No offense to Kate Reid, who plays Dr. Ruth Leavitt, but, for all her quips about bordellos and good places to grow pot, she’s hardly the poster child for the hippie movement. Indeed, Ruth Leavitt is not as she appears to be. Initially, she refuses to go when the soldiers come for her. Her experiment being at “a critical stage”, she claims she can’t just leave it. We might admire her dedication to her work, except she is putting her own personal success ahead of her country’s need. Only when the officer suggests she may not be well, that the physician could certify her unable to continue, does she suddenly decide she’ll go.

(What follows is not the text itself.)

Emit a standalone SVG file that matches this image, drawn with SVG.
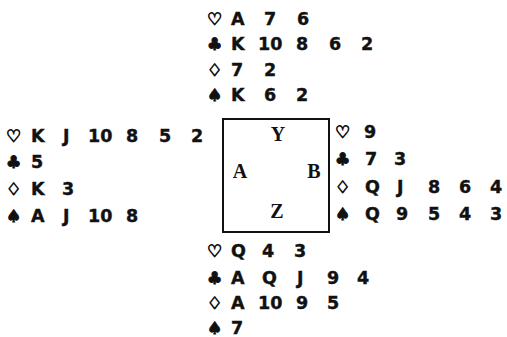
<svg xmlns="http://www.w3.org/2000/svg" width="507" height="337" viewBox="0 0 507 337">
<style>
.c{font-family:"DejaVu Sans",sans-serif;font-weight:bold;font-size:17.5px;fill:#111;stroke:#111;stroke-width:0.4}
.s{font-family:"DejaVu Sans",sans-serif;font-size:17px;fill:#111;stroke:#111;stroke-width:1}
.l{font-family:"Liberation Serif","DejaVu Serif",serif;font-weight:bold;font-size:20px;fill:#111;text-anchor:middle}
</style>
<rect width="507" height="337" fill="#fff"/>
<g id="north">
<text class="s" x="207" y="25">♡</text><text class="c" y="25"><tspan x="231">A</tspan><tspan x="264">7</tspan><tspan x="297">6</tspan></text>
<text class="s" x="207" y="50">♣</text><text class="c" y="50"><tspan x="231">K</tspan><tspan x="258">10</tspan><tspan x="296">8</tspan><tspan x="329">6</tspan><tspan x="361">2</tspan></text>
<text class="s" x="207" y="76">♢</text><text class="c" y="76"><tspan x="231">7</tspan><tspan x="264">2</tspan></text>
<text class="s" x="207" y="101">♠</text><text class="c" y="101"><tspan x="231">K</tspan><tspan x="264">6</tspan><tspan x="296">2</tspan></text>
</g>
<g id="west">
<text class="s" x="6" y="142">♡</text><text class="c" y="142"><tspan x="31">K</tspan><tspan x="63">J</tspan><tspan x="88">10</tspan><tspan x="126">8</tspan><tspan x="159">5</tspan><tspan x="191">2</tspan></text>
<text class="s" x="6" y="168">♣</text><text class="c" y="168"><tspan x="31">5</tspan></text>
<text class="s" x="6" y="195">♢</text><text class="c" y="195"><tspan x="31">K</tspan><tspan x="62">3</tspan></text>
<text class="s" x="6" y="222">♠</text><text class="c" y="222"><tspan x="31">A</tspan><tspan x="63">J</tspan><tspan x="88">10</tspan><tspan x="126">8</tspan></text>
</g>
<g id="east">
<text class="s" x="335" y="138">♡</text><text class="c" y="138"><tspan x="364">9</tspan></text>
<text class="s" x="335" y="165">♣</text><text class="c" y="165"><tspan x="365">7</tspan><tspan x="394">3</tspan></text>
<text class="s" x="335" y="193">♢</text><text class="c" y="193"><tspan x="365">Q</tspan><tspan x="397">J</tspan><tspan x="428">8</tspan><tspan x="459">6</tspan><tspan x="490">4</tspan></text>
<text class="s" x="335" y="220">♠</text><text class="c" y="220"><tspan x="365">Q</tspan><tspan x="396">9</tspan><tspan x="428">5</tspan><tspan x="459">4</tspan><tspan x="490">3</tspan></text>
</g>
<g id="south">
<text class="s" x="207" y="257">♡</text><text class="c" y="257"><tspan x="231">Q</tspan><tspan x="262">4</tspan><tspan x="294">3</tspan></text>
<text class="s" x="207" y="284">♣</text><text class="c" y="284"><tspan x="231">A</tspan><tspan x="262">Q</tspan><tspan x="297">J</tspan><tspan x="327">9</tspan><tspan x="357">4</tspan></text>
<text class="s" x="207" y="309">♢</text><text class="c" y="309"><tspan x="231">A</tspan><tspan x="258">10</tspan><tspan x="296">9</tspan><tspan x="327">5</tspan></text>
<text class="s" x="207" y="334">♠</text><text class="c" y="334"><tspan x="231">7</tspan></text>
</g>
<g id="table">
<rect x="223" y="119" width="106" height="113" fill="none" stroke="#111" stroke-width="2"/>
<text class="l" x="278" y="141">Y</text>
<text class="l" x="240" y="178">A</text>
<text class="l" x="314" y="178">B</text>
<text class="l" x="277" y="218">Z</text>
</g>
<g id="connectors"/>
</svg>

Again, one might, at first, believe she has realised the enormity of the situation and nobly, if belatedly, recognised the need to put country first. Later, we find out that she only agreed to go in order to avoid the doctor’s examination that would have made public her epilepsy – a condition that would have excluded her from Wildfire and Scoop and, as noted by Dr. Stone, in the closest he comes to a human sentiment, “Probably no top lab would have her if they knew. Insurance, prejudice, all that crap.” In other words, Dr. Ruth Leavitt, for all her counter-cultural irreverence, is not primarily motivated by a desire to save millions of lives but a selfish need to save her own career.

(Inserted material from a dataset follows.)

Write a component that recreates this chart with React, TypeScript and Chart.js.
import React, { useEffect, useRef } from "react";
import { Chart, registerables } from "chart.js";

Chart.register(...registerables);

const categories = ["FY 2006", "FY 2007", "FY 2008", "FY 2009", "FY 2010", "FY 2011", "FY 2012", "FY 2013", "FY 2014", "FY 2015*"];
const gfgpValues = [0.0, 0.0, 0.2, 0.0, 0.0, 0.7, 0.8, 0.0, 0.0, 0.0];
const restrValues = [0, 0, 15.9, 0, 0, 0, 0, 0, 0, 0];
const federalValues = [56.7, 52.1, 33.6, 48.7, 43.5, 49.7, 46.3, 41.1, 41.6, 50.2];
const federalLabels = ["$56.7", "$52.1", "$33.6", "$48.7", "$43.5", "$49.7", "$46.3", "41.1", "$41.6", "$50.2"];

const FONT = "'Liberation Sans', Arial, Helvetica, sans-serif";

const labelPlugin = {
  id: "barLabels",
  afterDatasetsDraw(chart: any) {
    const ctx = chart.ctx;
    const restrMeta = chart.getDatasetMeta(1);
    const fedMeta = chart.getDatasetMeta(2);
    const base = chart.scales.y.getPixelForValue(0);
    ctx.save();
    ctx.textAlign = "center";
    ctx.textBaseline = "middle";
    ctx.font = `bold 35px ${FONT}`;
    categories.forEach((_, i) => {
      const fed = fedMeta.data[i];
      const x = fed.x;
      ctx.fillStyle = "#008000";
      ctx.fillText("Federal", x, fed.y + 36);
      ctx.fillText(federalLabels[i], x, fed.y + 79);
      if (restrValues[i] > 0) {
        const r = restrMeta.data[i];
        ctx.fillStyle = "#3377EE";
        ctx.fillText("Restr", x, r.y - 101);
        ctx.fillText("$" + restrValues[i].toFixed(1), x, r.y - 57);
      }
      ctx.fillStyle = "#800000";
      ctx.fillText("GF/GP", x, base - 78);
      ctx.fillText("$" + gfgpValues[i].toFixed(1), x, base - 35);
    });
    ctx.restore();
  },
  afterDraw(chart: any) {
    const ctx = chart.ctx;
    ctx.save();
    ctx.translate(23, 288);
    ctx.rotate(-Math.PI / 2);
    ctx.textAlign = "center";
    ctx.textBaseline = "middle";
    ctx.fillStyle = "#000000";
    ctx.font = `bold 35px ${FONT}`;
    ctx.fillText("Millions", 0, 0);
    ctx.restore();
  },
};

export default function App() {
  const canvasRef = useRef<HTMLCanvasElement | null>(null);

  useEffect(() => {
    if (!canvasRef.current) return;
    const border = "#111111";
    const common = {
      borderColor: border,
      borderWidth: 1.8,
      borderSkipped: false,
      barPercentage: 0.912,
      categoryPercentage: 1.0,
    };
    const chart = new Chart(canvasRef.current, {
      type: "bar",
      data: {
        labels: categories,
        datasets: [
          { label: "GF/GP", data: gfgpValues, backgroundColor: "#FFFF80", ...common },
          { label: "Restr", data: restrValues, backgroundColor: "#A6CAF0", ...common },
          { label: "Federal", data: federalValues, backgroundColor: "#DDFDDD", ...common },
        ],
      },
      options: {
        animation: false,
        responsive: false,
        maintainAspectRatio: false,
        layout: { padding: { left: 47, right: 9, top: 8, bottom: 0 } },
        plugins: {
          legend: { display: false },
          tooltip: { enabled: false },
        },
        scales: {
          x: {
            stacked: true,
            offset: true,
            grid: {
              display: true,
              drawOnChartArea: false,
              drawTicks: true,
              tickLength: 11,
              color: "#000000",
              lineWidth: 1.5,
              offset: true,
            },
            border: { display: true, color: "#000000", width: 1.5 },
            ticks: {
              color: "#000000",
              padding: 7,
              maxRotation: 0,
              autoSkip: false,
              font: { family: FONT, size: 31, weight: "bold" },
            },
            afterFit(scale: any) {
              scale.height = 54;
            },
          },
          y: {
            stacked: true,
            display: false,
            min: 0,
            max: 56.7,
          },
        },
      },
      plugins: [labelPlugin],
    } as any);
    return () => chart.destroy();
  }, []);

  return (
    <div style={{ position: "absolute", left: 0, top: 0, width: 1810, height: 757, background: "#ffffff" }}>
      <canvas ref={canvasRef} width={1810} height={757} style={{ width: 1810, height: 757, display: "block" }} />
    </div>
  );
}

When the manure hits the fan, and the klaxons are blaring, and the red lights are flashing, Dr. Ruth Leavitt reveals, as we are fully aware, that her dislike of red lights has nothing to do with her years in a bordello. She is first transfixed and then goes into epileptic seizure. Fortunately, there are no direct catastrophic results stemming from Leavitt’s predicament, but would it just have been prejudice that ruled her unfit for the task?

While one might have a smattering of understanding for a woman trying to survive and succeed in the male world of science, it is difficult to feel sympathy for anyone who would willingly put the lives of millions at risk for their own personal gain, which is precisely what Dr. Ruth Leavitt does.

All the more reason for the scientifically objective and thoroughly dispassionate Dr. Jeremy Stone, the ideal man to head this team. This may well be true. What is so frightening about Dr. Stone is his complete lack of a sense of the value of life. Not even a human life, or human life generally, just life, itself, seems to be beyond his comprehension.

As Drs. Stone and Leavitt stare at the ever-greater magnification of the damaged satellite, he responds to her natural sense of wonderment at “some brand-new form of life”, with “Our best hope of cracking it is to be grindingly thorough with computer No.1” and taps Leavitt on the side of her head.

To be fair to Stone, he does give the threat to the people west of Piedmont as justification for his demand for a “712”, though it’s less about warm, fuzzy feelings for his fellow human beings and more a case of any argument that’ll get him what he wants. Throughout the movie, Stone is not motivated by an urgent need to save lives as he is by scientific curiosity for a conundrum he refuses to be defeated by.

A scientist to the core, Stone’s frequent use of the code ‘712’ and his reference to the ‘apparatus of self-destruction’ – both of which refer to the exploding of a nuclear device – are devoid of the emotion that would normally attach to the thought of the utter destruction to be wrought by either action.

It is this attitude, this complete inability – or, at least, unwillingness – to engage with life itself that makes Stone a good scientist and ‘The Andromeda Strain’ such a horrifying movie. It may be the politicians whose paranoiac fantasies dream up the need for ever-more destructive weapons, but it is the Dr. Stones of this world that make such dreams a reality. Once they have the weapon to hand, the politicians have a million reasons never to use it. The scientist has no reason not to devise it in the first place.